Show 1 older comment
O.Ib on 31 Jan 2020
I have R2018b, not 2019. I can't use anything that requires interaction or manual intervention, since I will have millions of similar data sets. The function needs to be fully automated. I think I failed to clarify one crucial point in my question:
This code already works. I have already extracted the data I wanted out of it. What I'm trying to do now is optimise and vectorise this code as much as possible to reduce processing time when I call the function one million times with one million different data sets.
Stephen Cobeldick on 31 Jan 2020
"findpeaks didn't help with that since the data doesn't always ascend/descend monotonously over a quarter-cycle..."
I don't see any reason why it shouldn't, once you set the following options to something suitable for your data:
• MinPeakHeight
• MinPeakProminence
• Threshold
• MinPeakDistance
• You might also find the peak width options useful.
1. show us exactly how you called findpeaks,
2. upload some sample data by clicking the paperclip button.
O.Ib on 31 Jan 2020
Hello, Stephen.
It might be possible to set these parameters to something that fits this particular set of data plotted here, which is one set of 37 others that form a unit, which in turn is part of an even larger set that contains about 54100 sets of (approximately) 37 "blocks" each. You can see why it wouldn't be helpful in the long run to extract the peaks using findpeaks with parameters that are specific to just one of over 2 million data sets. The variance of the "frequency" and amplitude of the peaks with time makes it particularly difficult to find suitable parameters for the findpeaks() function that would be valid even across just one set (37 blocks).
I called findpeaks a number of different ways, starting with:
findpeaks(x(:,Block_18*100))
and then I experimented with a bunch of different options that did refine the results for this particular set, but then I decided I would need something different if I wanted to process millions of data sets. That's not to say the current code shown above already does the job for all sets, but it's a good starting point.
I'll upload one set of 37 "blocks" of data as a text file and this particular set, which is block number 18, which I extracted from the text file. The file "Aufzeichnung.txt" contains 5 columns, separated by spaces. The columns represent, in order: time, block number, load change (which you can delete and ignore), force, and strain.

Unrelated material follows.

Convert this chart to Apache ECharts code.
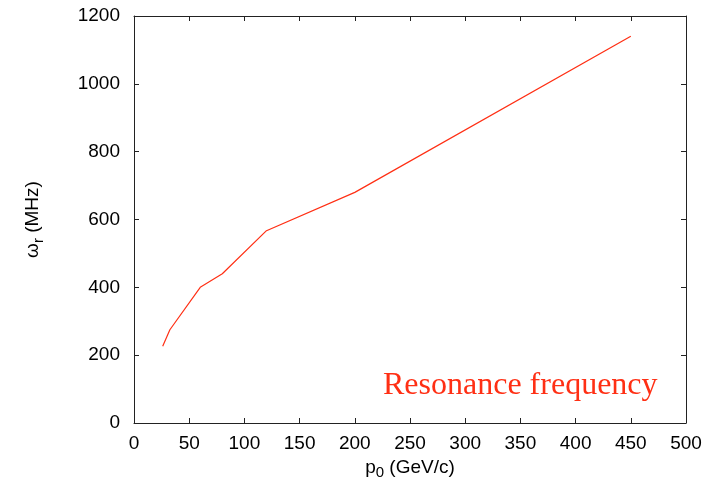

I'm leaving the units out since they're not relevant to what we're investigating.
Edit: The Block_18 variable I uploaded doesn't contain all the values from the 18th block, but about half of them. The peaks I am looking for in each block appear twice; the entire data set would be that graph above mirrored, approximately, about t = 2165 s.

Mohammad Sami on 31 Jan 2020
Have you tried the function islocalmax and islocalmin ?

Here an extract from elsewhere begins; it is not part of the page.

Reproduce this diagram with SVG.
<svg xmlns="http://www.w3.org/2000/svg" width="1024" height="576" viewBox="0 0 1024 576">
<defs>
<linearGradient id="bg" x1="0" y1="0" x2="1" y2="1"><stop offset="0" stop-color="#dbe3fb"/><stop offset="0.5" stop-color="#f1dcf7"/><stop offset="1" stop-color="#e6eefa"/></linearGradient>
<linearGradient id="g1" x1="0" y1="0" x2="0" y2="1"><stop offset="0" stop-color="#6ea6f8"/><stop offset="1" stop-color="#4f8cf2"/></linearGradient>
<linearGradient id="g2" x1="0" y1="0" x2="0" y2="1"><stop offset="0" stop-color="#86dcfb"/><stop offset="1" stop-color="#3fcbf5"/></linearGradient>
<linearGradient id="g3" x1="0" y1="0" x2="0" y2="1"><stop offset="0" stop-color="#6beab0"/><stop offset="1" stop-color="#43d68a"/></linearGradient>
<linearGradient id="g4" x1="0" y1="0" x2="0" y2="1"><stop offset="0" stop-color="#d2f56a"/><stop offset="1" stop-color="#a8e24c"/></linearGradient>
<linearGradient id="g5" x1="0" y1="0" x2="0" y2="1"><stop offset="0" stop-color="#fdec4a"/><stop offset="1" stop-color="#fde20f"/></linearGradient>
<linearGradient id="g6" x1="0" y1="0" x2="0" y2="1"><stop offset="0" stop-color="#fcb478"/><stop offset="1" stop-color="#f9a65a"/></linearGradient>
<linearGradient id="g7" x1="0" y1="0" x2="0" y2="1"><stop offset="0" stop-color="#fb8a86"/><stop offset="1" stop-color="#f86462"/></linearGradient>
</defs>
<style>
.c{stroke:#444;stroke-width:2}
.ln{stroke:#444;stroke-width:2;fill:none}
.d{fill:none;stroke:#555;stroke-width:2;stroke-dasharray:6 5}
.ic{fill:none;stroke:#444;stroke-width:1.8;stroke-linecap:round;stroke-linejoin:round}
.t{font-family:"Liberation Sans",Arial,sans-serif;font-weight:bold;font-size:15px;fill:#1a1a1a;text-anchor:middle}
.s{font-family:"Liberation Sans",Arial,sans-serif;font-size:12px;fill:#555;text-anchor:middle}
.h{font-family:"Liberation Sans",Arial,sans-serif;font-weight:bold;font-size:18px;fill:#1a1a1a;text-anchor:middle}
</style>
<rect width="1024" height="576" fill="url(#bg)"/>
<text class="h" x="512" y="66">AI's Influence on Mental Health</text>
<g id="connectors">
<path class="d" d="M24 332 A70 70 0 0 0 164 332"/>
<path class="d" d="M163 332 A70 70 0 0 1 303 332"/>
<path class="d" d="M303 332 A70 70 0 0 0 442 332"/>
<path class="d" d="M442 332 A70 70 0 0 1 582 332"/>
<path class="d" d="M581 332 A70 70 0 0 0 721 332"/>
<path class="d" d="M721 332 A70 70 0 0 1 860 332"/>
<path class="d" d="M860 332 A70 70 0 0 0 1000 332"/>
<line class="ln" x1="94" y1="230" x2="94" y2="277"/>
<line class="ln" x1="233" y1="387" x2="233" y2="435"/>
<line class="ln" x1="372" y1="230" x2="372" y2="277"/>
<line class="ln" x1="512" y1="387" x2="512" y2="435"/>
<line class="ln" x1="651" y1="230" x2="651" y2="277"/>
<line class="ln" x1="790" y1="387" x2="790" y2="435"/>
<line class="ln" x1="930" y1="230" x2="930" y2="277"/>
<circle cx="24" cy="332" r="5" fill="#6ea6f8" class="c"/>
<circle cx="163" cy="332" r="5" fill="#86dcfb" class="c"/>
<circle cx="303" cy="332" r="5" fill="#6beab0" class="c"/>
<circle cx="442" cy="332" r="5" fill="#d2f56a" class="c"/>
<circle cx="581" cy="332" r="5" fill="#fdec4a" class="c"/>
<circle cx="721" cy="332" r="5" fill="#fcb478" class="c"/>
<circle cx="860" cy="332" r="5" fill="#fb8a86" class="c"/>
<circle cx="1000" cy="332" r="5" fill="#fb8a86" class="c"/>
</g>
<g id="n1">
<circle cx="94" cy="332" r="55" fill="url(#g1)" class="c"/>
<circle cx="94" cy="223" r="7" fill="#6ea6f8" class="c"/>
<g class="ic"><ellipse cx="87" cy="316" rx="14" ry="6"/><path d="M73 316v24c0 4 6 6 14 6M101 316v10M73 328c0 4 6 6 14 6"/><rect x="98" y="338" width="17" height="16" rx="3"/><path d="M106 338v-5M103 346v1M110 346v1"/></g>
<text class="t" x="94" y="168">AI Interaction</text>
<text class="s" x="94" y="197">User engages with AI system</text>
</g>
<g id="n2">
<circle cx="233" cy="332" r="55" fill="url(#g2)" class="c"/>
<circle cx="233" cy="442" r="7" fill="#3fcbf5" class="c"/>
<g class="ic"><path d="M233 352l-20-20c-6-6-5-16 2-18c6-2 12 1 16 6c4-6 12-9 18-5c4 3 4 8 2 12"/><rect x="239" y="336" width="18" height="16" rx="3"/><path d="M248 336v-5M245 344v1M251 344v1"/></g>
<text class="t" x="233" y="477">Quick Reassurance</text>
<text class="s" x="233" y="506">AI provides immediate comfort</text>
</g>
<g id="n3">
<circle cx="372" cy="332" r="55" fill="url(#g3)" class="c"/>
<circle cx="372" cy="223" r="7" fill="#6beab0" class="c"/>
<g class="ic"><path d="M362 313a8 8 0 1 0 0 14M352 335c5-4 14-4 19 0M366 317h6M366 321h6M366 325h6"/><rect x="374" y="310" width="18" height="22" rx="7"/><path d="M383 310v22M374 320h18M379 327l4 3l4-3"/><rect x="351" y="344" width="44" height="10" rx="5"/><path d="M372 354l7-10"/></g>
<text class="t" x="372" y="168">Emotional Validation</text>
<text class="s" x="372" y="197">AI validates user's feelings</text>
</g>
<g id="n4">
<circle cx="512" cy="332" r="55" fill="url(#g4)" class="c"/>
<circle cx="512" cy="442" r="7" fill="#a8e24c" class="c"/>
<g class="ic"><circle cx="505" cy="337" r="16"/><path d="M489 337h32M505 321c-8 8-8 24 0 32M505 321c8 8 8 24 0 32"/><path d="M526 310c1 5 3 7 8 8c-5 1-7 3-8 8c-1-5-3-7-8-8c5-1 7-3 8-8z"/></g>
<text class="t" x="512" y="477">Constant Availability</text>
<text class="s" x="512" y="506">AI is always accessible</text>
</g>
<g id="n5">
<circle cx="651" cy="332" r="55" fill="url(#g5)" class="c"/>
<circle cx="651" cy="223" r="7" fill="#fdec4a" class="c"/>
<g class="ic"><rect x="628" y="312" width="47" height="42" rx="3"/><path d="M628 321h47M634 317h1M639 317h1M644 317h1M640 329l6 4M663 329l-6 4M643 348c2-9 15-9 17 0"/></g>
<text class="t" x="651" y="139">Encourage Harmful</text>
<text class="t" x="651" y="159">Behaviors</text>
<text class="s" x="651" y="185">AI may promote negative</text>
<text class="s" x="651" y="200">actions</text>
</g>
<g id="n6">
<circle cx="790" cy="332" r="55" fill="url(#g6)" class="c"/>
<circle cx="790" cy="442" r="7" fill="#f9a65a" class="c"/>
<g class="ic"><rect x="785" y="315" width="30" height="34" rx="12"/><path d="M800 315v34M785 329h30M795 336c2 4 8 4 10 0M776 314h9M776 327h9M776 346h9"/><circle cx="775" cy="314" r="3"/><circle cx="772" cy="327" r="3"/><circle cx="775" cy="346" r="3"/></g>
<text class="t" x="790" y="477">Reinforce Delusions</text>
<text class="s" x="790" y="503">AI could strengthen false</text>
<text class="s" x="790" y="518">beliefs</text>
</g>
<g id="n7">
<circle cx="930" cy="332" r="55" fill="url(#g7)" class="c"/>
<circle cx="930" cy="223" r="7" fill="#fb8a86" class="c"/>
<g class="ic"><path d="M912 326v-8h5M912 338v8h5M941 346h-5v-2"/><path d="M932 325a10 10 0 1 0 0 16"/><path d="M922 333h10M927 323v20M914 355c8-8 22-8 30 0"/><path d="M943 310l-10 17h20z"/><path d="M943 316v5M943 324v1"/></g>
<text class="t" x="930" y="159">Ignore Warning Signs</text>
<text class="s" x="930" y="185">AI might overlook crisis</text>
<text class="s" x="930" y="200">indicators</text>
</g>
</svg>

maxIndices = islocalmax(x(:,2));
minIndices = islocalmin(x(:,2));

O.Ib on 1 Feb 2020
I understood how the prominence option works, but sadly the data has different ranges. It's a very unwieldy set of data.
Mohammad Sami on 1 Feb 2020
Another option
sign_18 = sign(Block_18(:,2));
half_cycle_id = sign_18 ~= circshift(sign_18,1); % detect sign change
half_cycle_id = cumsum(half_cycle_id); % assign id to each half cycle
if half_cycle_id(1) == 0
half_cycle_id = half_cycle_id + 1;
end
min_18 = accumarray(half_cycle_id,Block_18(:,2),[],@min,NaN);
max_18 = accumarray(half_cycle_id,Block_18(:,2),[],@max,NaN);
summ = table(unique(half_cycle_id),min_18,max_18);
summ.isnegative_cyc = sign(summ.min_18) == -1;
summ.val(summ.isnegative_cyc) = summ.min_18(summ.isnegative_cyc);
summ.val(~summ.isnegative_cyc) = summ.max_18(~summ.isnegative_cyc);
O.Ib on 2 Feb 2020
Mohammad, this is exactly what I was hoping to learn when I asked this question: a more vectorised approach that involves detecting, and storing for subsequent processing, locations of sign change in the data. Gave me more insight into the versatility of logical arrays. Thank you very much.